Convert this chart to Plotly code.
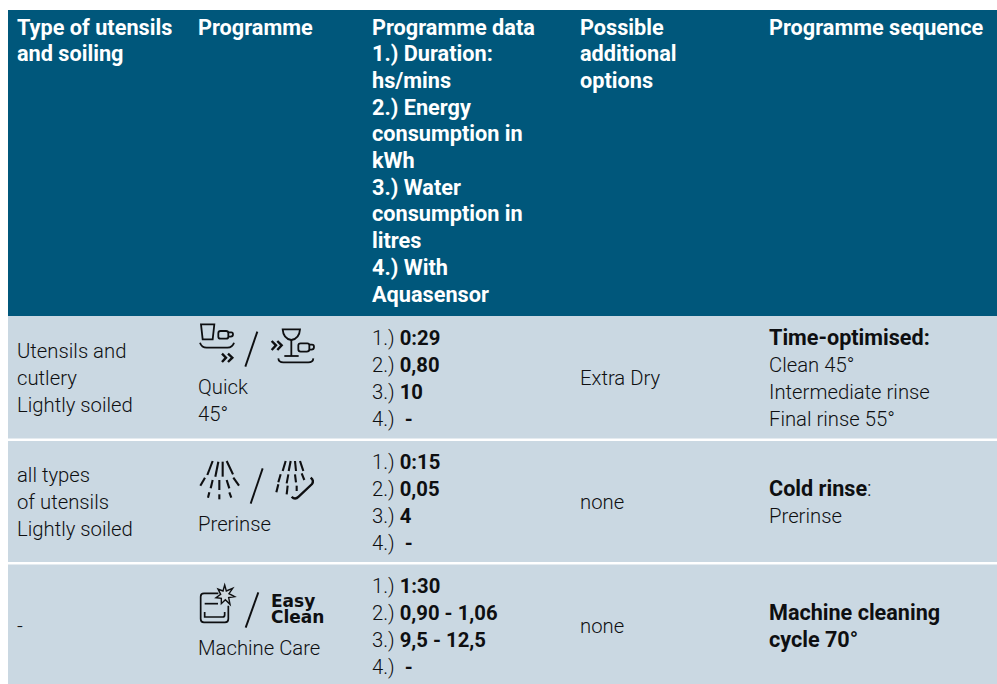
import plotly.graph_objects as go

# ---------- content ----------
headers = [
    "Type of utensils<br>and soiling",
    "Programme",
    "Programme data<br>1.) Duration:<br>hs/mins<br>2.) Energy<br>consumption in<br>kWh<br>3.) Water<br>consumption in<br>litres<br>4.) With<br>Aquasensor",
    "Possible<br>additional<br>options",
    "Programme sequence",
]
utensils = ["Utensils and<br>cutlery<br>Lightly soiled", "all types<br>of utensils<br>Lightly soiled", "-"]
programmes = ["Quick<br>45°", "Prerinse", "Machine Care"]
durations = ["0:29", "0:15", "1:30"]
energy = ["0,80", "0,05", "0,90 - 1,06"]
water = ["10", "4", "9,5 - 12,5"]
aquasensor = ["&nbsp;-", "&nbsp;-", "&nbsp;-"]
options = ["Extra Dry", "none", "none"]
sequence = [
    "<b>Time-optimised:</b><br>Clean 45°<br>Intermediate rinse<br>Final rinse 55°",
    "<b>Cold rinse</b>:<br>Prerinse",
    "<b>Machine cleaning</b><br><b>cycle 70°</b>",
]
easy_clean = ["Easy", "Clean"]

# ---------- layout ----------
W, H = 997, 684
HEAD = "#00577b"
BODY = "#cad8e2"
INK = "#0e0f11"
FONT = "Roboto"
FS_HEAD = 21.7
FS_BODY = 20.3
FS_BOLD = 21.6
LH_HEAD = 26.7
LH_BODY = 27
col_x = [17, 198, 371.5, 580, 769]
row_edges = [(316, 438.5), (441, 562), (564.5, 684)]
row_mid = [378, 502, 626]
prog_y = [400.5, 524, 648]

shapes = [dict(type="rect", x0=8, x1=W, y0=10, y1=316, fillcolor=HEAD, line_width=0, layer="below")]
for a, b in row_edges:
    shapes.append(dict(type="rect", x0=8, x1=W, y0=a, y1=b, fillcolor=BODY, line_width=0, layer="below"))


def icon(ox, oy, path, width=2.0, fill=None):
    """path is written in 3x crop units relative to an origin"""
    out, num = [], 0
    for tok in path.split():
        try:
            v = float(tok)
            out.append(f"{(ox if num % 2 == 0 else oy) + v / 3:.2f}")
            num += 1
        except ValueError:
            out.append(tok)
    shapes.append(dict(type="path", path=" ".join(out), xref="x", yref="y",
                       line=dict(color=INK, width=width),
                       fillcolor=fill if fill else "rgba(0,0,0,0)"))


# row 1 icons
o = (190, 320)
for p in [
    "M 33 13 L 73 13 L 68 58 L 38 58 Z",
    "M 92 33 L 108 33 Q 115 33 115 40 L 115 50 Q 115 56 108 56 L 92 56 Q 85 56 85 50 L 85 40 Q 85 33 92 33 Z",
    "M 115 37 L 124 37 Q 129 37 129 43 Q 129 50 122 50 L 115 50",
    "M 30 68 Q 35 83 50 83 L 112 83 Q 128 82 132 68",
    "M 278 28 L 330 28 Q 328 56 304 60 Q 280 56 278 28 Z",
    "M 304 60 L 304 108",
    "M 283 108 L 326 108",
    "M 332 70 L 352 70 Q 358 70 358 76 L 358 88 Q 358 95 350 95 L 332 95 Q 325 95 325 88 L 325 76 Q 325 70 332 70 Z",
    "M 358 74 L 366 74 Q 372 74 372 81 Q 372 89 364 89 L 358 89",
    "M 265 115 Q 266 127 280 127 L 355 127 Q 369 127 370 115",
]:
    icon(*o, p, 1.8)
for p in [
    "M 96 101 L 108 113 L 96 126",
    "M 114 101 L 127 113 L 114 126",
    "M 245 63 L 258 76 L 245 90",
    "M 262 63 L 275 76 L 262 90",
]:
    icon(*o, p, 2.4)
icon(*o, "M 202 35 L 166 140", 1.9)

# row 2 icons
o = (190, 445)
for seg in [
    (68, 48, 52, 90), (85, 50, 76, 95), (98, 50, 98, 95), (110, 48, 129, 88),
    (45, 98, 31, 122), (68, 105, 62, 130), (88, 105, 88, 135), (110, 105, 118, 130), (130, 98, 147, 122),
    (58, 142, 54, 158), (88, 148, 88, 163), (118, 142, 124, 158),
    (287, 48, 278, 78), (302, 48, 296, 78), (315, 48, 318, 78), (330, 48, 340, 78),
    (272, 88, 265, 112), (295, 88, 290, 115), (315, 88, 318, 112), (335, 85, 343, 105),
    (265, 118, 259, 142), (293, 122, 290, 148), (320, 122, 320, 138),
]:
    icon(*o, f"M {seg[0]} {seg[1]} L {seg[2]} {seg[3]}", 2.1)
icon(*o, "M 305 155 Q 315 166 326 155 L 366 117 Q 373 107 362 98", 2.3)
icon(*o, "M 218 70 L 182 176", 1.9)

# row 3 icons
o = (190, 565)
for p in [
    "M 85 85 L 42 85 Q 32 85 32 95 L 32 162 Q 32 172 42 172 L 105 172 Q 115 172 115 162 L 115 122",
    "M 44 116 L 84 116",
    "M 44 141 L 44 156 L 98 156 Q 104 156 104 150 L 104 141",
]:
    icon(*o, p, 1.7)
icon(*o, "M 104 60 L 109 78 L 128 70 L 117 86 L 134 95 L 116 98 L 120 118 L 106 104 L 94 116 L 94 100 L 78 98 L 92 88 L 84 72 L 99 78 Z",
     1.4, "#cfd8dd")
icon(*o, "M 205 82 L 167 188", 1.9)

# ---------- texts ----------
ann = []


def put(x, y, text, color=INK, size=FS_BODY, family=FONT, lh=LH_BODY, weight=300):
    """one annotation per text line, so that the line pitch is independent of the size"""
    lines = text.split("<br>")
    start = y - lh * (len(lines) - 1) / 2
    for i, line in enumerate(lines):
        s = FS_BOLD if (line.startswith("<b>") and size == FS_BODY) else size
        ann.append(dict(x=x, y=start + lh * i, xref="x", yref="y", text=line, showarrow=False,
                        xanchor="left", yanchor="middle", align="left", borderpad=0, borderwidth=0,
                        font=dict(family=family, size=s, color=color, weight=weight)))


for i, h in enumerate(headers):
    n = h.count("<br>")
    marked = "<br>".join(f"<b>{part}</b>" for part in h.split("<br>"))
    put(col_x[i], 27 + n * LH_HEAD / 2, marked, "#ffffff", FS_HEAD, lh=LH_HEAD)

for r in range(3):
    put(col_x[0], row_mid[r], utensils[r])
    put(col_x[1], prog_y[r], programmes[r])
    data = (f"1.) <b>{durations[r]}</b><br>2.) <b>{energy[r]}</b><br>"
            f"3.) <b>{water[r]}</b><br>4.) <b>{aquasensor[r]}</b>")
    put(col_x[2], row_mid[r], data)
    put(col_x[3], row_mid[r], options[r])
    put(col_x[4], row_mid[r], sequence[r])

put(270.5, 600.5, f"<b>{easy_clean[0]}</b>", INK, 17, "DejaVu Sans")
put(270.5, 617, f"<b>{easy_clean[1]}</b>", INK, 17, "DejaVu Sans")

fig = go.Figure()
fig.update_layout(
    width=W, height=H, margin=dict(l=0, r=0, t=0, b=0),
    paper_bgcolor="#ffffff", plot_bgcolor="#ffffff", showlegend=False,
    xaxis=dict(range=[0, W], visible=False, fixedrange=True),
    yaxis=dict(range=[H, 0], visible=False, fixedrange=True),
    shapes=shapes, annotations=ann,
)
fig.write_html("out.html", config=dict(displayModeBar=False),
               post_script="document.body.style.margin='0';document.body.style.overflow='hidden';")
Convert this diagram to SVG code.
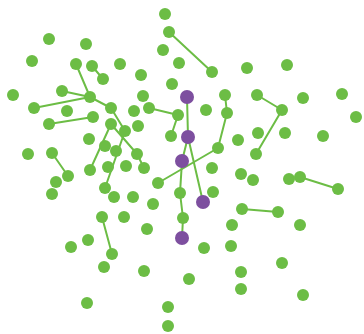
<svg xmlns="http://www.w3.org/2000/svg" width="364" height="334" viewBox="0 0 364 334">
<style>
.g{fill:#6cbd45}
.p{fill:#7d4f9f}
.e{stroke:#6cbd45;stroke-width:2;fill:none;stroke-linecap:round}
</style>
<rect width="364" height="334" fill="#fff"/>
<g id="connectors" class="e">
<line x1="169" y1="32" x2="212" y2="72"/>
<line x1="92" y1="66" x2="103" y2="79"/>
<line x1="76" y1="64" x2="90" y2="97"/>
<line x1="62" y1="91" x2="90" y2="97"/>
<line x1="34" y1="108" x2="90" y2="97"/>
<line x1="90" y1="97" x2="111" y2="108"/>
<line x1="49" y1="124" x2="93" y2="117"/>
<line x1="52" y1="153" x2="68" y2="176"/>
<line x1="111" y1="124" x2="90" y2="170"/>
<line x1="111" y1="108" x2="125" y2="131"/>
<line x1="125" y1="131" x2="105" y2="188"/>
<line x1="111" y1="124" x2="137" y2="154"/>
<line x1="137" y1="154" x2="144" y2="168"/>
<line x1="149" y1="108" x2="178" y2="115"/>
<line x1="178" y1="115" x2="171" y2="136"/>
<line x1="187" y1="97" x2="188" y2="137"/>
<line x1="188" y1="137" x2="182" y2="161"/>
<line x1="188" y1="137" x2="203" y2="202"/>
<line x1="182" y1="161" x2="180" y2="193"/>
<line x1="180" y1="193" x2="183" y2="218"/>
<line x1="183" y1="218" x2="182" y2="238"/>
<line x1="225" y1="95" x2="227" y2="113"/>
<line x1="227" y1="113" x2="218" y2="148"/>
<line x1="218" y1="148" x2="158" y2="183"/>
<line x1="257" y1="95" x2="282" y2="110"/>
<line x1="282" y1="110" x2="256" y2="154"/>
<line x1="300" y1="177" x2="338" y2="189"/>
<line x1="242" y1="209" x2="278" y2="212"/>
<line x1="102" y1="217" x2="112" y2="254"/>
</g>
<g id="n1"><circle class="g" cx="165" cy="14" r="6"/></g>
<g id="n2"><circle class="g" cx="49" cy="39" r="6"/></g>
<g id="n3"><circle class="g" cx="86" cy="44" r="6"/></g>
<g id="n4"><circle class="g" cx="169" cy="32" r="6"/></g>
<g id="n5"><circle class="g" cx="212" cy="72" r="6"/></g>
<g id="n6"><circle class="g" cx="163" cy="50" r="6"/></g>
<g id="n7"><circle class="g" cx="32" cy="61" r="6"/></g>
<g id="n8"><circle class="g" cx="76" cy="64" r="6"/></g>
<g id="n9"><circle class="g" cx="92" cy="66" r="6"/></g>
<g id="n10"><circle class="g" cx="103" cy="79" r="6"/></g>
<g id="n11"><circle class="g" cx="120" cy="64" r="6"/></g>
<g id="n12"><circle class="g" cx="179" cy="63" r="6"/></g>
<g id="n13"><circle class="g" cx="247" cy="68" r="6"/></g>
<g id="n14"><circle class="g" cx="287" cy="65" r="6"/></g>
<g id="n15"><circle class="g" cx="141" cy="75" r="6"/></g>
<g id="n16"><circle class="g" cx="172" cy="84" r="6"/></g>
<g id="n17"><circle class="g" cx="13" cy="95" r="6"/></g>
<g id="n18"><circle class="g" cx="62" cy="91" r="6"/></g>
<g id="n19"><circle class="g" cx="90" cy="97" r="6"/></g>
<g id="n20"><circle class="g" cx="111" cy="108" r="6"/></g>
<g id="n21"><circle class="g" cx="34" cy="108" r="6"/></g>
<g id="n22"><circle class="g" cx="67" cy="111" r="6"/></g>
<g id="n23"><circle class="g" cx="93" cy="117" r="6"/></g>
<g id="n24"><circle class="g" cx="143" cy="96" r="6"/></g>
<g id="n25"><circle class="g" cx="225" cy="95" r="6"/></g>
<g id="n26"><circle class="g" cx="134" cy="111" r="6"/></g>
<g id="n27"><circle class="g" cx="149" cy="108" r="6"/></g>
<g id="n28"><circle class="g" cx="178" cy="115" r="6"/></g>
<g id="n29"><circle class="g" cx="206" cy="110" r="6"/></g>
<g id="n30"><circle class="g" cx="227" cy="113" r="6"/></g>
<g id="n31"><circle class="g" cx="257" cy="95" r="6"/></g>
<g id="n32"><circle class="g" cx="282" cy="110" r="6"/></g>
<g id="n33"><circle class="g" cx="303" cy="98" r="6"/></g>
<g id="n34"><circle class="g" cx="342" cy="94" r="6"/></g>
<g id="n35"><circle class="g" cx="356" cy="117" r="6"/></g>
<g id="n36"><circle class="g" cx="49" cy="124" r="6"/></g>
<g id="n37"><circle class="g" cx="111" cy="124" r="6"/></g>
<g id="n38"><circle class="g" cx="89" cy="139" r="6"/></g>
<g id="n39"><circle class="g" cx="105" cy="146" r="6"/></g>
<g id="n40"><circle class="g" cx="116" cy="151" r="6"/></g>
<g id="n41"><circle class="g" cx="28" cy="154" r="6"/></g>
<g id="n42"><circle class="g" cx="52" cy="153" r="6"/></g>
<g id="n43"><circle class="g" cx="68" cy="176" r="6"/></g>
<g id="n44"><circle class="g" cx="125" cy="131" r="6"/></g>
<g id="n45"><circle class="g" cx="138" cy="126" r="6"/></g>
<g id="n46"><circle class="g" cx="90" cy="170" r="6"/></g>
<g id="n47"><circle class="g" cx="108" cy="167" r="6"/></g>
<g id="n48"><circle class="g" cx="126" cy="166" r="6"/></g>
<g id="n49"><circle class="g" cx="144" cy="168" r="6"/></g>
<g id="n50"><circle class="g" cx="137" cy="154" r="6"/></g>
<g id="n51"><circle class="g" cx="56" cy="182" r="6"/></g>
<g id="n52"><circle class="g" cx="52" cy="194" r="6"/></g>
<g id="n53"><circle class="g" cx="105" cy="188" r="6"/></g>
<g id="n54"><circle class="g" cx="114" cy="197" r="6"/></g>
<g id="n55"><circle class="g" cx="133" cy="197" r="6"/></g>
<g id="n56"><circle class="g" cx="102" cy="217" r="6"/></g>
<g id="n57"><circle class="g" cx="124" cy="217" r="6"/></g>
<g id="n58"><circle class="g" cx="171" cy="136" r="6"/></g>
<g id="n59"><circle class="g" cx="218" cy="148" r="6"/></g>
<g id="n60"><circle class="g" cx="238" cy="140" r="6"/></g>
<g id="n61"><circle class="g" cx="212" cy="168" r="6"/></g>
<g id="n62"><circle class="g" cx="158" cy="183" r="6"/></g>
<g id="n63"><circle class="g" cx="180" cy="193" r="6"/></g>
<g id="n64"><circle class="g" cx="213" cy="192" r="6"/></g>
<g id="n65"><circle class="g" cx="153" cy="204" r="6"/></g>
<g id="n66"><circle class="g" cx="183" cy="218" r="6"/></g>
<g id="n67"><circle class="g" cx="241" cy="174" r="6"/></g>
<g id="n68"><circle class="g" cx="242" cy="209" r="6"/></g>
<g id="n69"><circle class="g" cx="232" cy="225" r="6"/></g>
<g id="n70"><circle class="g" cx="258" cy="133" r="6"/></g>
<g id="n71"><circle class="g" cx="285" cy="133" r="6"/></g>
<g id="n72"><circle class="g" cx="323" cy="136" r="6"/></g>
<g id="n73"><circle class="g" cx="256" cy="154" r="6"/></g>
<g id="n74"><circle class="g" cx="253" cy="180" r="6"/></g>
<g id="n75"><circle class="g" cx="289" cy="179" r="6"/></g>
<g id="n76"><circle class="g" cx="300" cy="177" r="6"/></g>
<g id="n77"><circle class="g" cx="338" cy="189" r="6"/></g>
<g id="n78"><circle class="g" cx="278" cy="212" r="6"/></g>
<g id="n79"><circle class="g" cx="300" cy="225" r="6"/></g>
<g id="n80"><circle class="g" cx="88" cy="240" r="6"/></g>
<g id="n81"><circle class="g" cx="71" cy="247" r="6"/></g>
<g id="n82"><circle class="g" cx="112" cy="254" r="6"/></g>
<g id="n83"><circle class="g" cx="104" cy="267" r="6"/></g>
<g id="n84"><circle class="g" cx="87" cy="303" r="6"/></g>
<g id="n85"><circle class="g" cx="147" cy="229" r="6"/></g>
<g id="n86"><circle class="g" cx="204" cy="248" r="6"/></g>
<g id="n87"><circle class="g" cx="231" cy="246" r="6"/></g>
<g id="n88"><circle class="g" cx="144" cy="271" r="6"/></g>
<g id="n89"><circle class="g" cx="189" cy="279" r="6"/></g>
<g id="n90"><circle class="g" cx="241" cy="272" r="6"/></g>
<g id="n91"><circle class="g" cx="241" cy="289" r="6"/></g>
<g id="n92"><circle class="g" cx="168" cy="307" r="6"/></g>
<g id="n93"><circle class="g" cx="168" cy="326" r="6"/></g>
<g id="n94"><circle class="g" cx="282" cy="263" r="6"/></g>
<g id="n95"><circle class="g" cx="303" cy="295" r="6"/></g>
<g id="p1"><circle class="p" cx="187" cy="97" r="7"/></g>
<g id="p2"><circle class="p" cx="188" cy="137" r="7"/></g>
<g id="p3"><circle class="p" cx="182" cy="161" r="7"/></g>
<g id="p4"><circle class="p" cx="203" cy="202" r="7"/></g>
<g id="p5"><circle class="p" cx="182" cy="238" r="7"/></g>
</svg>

######

What you are asked to do:
Without the pictures, please reproduce each line of the listing above exactly, from the first one through the line bearing "import plotly.graph_objects as go".

Reply to the exercise:
Convert this chart to Plotly code.
import plotly.graph_objects as go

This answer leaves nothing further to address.